However, this Basic Multilingual Plane is something that in fact adopts Unicode almost as is, and the method by which it switches into UCS-4 has not been decided. For that reason, it is all right to say that ISO 10646-1 ended up becoming essentially the same as Unicode.
Moreover, in the future even if parts increase and UCS-4 is decided, there are also lots of makers promoting Unicode with the attitude that they're undecided as to whether or not they will support them, and we can fully imagine that the Unicode situation will essentially continue in the future also.

As can be understood from the above description, the proponents of Unicode were hardly white knights coming to the rescue of the hapless members of the ISO 10646 committee bogged down in politics. Rather they were black knights trying to sabotage the original ISO standard that had been in the works for five years. Their goal was not to give their customers the most comprehensive and efficient character standard possible, rather it was to severely restrict the number of available characters to make it easier for U.S. firms to manufacture and market computers around the world. In short, Unicode was aimed at "the unification of markets," which is why its creators were oblivious for so long to the fact that they were simultaneously unifying elements of Chinese, Japanese, and Korean culture without the participation of the governments in question or their national standards bodies.

I did not attend the meetings in which ISO 10646 was slowly turned into a de facto American industrial standard. I have read that the first person to broach the subject of "unifying" Chinese characters was a Canadian with links to the Unicode project. I have also read that the people looking out for Japan's interests are from a software house that produces word processors, Justsystem Corp. Most shockingly, I have read that the unification of Chinese characters is being conducted on the basis of the Chinese characters used in China, and that the organization pushing this project forward is a private company, not representatives of the Chinese government. This may have something to do with the fact that the person in charge of the unification of Chinese characters is Ken Whistler, a Chinese linguist who believes China has more at stake than other countries of East Asia [4]. However, basic logic dictates that China should not be setting character standards for Japan, nor should Japan be setting character standards for China. Each country and/or region should have the right to set its own standard, and that standard should be drawn up by a non-commercial entity.
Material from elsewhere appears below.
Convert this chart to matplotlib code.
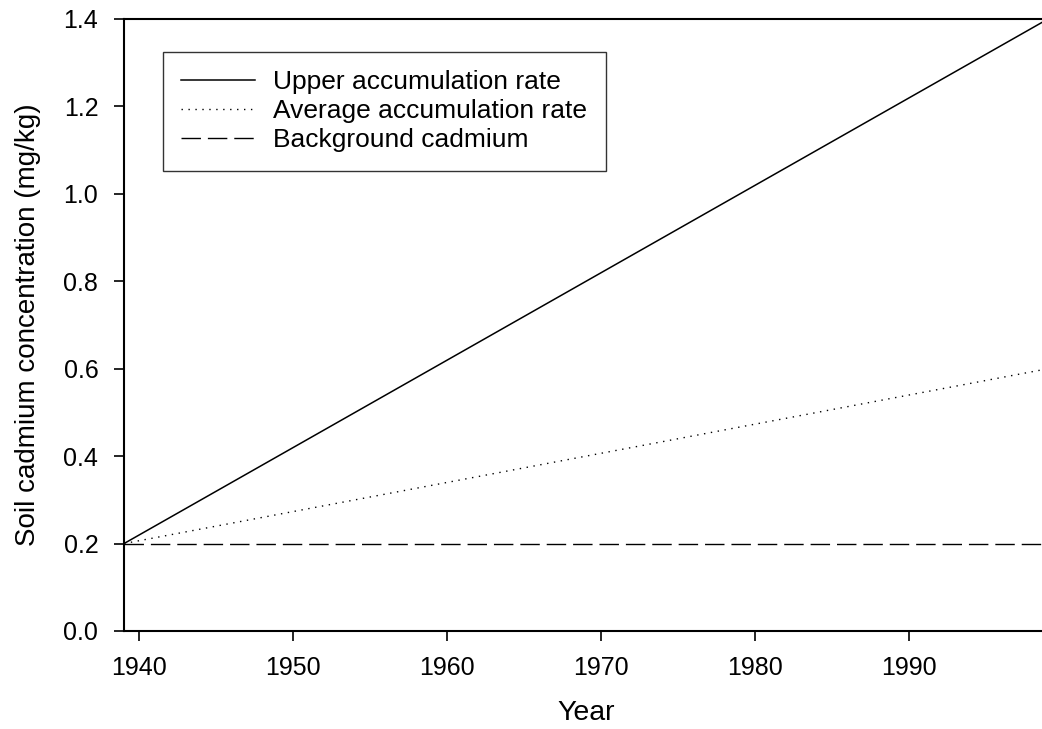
import numpy as np
import matplotlib.pyplot as plt

plt.rcParams['font.family'] = ['Liberation Sans', 'DejaVu Sans']

# end points of each series (linear accumulation, 1939 to 1999)
years = [1939, 1999]
upper = [0.2, 1.4]
average = [0.2, 0.6]
background = [0.2, 0.2]

x_ticks = [1940, 1950, 1960, 1970, 1980, 1990]
y_ticks = [0.0, 0.2, 0.4, 0.6, 0.8, 1.0, 1.2, 1.4]

W, H = 1042, 729
fig = plt.figure(figsize=(W / 100, H / 100), dpi=100)
ax = fig.add_axes([124 / W, (H - 631) / H, 924 / W, 612 / H])

ax.plot(years, upper, color='black', lw=1.1, label='Upper accumulation rate')
ax.plot(years, average, color='black', lw=1.0, dashes=(1, 4),
        label='Average accumulation rate')
ax.plot(years, background, color='black', lw=1.0, dashes=(14, 5),
        label='Background cadmium')

ax.set_xlim(1939, 1999)
ax.set_ylim(0, 1.4)
ax.set_xticks(x_ticks)
ax.set_yticks(y_ticks)
ax.set_yticklabels([f'{v:.1f}' for v in y_ticks])
ax.tick_params(direction='out', length=7, width=1.2, labelsize=18)
ax.tick_params(axis='x', pad=11)
ax.tick_params(axis='y', pad=11.5)
for s in ax.spines.values():
    s.set_linewidth(1.5)

ax.set_xlabel('Year', fontsize=20.5)
ax.set_ylabel('Soil cadmium concentration (mg/kg)', fontsize=20)
ax.xaxis.set_label_coords(586 / W, 1 - 700 / H, transform=fig.transFigure)
ax.yaxis.set_label_coords(41 / W, 1 - 325 / H, transform=fig.transFigure)

leg = ax.legend(loc='upper left', bbox_to_anchor=(163 / W, 1 - 52 / H),
                bbox_transform=fig.transFigure, fontsize=19, frameon=True,
                fancybox=False, shadow=False, handlelength=2.8,
                handletextpad=0.68, borderpad=0.7, labelspacing=0.19,
                borderaxespad=0)
leg.get_frame().set_edgecolor('black')
leg.get_frame().set_linewidth(1.0)

fig.savefig('out.png', dpi=100)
For reference, here is a comparison of the main points of the two DIS versions of ISO 10646 mentioned above, i.e., prior to and after usurpation by the forces supporting Unicode.

DIS 10646 (1989) DIS 10646 Ver. 1 vs. DIS 10646 Ver. 1.2 (1992)
  • Each character is to be encoded with four octets
  • Each octet from the first octet is to be called in order: Group octet, Plane octet, Row octet, Cell octet
  • Each octet is to be either in the 32-126 or 160-255 ranges to avoid control characters
  • The character set of each country is to be recorded in its original form regadless of character duplication
  • One-byte character sets are to be recorded on a one-byte plane, and two-byte characters sets are to be recorded on a two-byte plane
  • When calling up a one- or a two-byte character set, the upper three or two octets can be abbreviated using a compaction method
  • The first plane will be called the Basic Multilingual Plane (BMP), and in keeping with Proposal A of the Working Draft, CJK ideographs will be recorded in it


UCS stands for "Universal Coded Character Set."
CJK stands for "Chinese, Japanese, and Korean." Unification principle mentioned at right was changed to apply only to CJK characters, and thus is called "Han Unification."

Common Points

  • Four octets for the overall framework (but, only UCS-4)
  • Each octet is to be called in order: Group octet, Plane octet, Row octet, Cell octet
  • The first plane is to be called the Basic Multilingual Plane


  • A two-octet UCS-2 is to be created
  • Each octet is to ignore compatibility with ISO 2022 and is to fully use 16 bits (but, the Plane octet will be within the range of 00h-7Fh)
  • The compaction method is not to be used, and UCS-4 is to be 32-bit and UCS-2 is to be 16-bit fixed length code
  • BMP to be replaced with Unicode
  • Planes outside BMP not specified for now
  • UCS-2 method for switching outside the BMP will not be specified for now
  • Not just CJK ideographs, but all characters that have similar shapes are to be unified
  • The mechanism for specifying languages is not to be created at the character code level

Source: Japanese article on Unicode by Kato Koiti at http://www.horagai.com/www/moji/code4.htm

Trying to Save a Deficient Standard with Surrogates

Unicode, as can be gathered from reading the above, is a commercially oriented Eurocentric/Sinocentric standard that put the interests of computer manufacturers over the interests of end users. It is worth noting here that putting the interests of producers before those of consumers is exactly what the so-called "Japan experts" who make a living from bashing Japan in the English language media accuse Japanese companies of doing. It is further worth noting that by creating a standard that prevented the Japanese people from using all the characters that appear in books and on paper documents in their country, the U.S. companies backing Unicode were in effect creating a "non-tariff trade barrier" for themsleves. It is impossible to create a digital library or to digitize public records in Japan using the Unicode Basic Multilingual Plane. That's because there are only a little more than 20,000 Chinese ideographs on this plane, and only 12,000 are applicable for Japanese. For reference, here's a table of what's on the Unicode/ISO 10646-1 Basic Multilingual Plane, which corresponds to Group 00, Plane 00.

ISO 10646-1 BMP

Row(s) Contents (scripts and characters, reserved area)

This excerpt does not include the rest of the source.